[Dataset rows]

******

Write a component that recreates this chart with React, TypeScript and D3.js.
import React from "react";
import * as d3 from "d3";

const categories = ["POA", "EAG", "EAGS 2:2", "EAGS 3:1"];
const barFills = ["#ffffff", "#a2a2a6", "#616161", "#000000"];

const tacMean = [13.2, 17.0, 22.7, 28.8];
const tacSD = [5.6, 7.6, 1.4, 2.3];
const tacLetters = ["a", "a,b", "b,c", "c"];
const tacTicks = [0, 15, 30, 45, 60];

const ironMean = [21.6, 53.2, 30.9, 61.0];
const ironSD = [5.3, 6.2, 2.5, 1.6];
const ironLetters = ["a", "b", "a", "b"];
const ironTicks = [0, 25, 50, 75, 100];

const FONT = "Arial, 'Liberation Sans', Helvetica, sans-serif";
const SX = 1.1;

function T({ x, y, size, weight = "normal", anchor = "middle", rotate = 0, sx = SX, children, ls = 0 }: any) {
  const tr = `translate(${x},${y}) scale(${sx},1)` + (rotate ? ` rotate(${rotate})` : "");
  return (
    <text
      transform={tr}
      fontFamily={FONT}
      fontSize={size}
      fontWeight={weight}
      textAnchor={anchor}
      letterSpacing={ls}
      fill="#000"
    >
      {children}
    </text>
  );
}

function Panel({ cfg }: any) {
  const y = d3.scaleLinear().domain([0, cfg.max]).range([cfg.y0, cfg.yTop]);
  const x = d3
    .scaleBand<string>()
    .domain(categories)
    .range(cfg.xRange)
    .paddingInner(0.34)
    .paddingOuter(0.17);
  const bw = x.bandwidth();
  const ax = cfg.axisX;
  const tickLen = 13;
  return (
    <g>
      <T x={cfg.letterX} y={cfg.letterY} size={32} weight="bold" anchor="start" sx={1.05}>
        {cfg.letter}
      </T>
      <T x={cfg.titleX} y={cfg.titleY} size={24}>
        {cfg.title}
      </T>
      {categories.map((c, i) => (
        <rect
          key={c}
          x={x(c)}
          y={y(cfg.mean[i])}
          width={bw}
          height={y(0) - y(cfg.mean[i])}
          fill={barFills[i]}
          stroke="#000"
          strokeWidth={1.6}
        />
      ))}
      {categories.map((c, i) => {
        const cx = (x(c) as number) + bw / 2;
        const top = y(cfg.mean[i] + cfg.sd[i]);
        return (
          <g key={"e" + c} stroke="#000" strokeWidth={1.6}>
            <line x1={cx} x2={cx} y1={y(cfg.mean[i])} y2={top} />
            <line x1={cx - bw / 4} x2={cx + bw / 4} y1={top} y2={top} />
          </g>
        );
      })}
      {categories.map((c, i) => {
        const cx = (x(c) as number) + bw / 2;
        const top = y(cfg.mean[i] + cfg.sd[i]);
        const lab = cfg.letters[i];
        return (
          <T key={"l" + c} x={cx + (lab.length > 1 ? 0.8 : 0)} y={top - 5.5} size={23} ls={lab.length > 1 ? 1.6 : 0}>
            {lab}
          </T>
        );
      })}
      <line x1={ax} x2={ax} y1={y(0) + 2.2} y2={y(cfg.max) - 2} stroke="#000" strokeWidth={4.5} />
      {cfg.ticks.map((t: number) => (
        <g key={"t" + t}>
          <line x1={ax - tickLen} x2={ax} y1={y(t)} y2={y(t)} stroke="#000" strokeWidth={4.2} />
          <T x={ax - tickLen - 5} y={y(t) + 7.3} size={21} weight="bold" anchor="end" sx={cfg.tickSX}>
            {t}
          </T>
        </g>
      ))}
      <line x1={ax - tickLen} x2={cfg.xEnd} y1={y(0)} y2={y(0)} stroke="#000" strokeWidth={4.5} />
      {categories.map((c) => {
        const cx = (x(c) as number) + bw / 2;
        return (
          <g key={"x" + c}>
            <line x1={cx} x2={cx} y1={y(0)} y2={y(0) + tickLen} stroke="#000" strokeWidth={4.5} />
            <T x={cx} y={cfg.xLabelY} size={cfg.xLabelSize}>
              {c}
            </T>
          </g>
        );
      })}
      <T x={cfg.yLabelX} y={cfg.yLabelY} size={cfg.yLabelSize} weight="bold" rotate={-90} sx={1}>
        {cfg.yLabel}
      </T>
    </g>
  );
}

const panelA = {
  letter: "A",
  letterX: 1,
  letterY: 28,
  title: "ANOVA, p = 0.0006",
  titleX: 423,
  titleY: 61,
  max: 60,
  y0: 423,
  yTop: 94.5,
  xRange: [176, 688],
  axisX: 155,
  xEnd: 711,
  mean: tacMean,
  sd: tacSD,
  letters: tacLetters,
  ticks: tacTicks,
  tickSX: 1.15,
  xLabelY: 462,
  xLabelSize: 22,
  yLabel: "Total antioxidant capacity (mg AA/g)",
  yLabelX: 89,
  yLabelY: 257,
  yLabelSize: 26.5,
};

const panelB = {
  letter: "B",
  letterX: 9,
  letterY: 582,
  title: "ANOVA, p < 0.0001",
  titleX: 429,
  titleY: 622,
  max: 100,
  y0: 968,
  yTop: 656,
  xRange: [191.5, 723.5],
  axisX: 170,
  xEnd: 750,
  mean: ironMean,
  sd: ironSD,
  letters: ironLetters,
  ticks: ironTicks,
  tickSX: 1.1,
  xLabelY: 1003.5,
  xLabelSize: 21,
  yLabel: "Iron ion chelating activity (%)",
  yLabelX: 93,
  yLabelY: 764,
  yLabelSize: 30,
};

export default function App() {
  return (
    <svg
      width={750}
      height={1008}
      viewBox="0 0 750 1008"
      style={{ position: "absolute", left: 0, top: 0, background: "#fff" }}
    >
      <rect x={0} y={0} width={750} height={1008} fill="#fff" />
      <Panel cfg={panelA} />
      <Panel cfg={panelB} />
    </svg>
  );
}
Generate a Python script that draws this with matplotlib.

******

*The task*. Show the lines of the data that hold the word "this".

*Expected output*.
Write a component that recreates this chart with React, TypeScript and D3.js.
Generate a Python script that draws this with matplotlib.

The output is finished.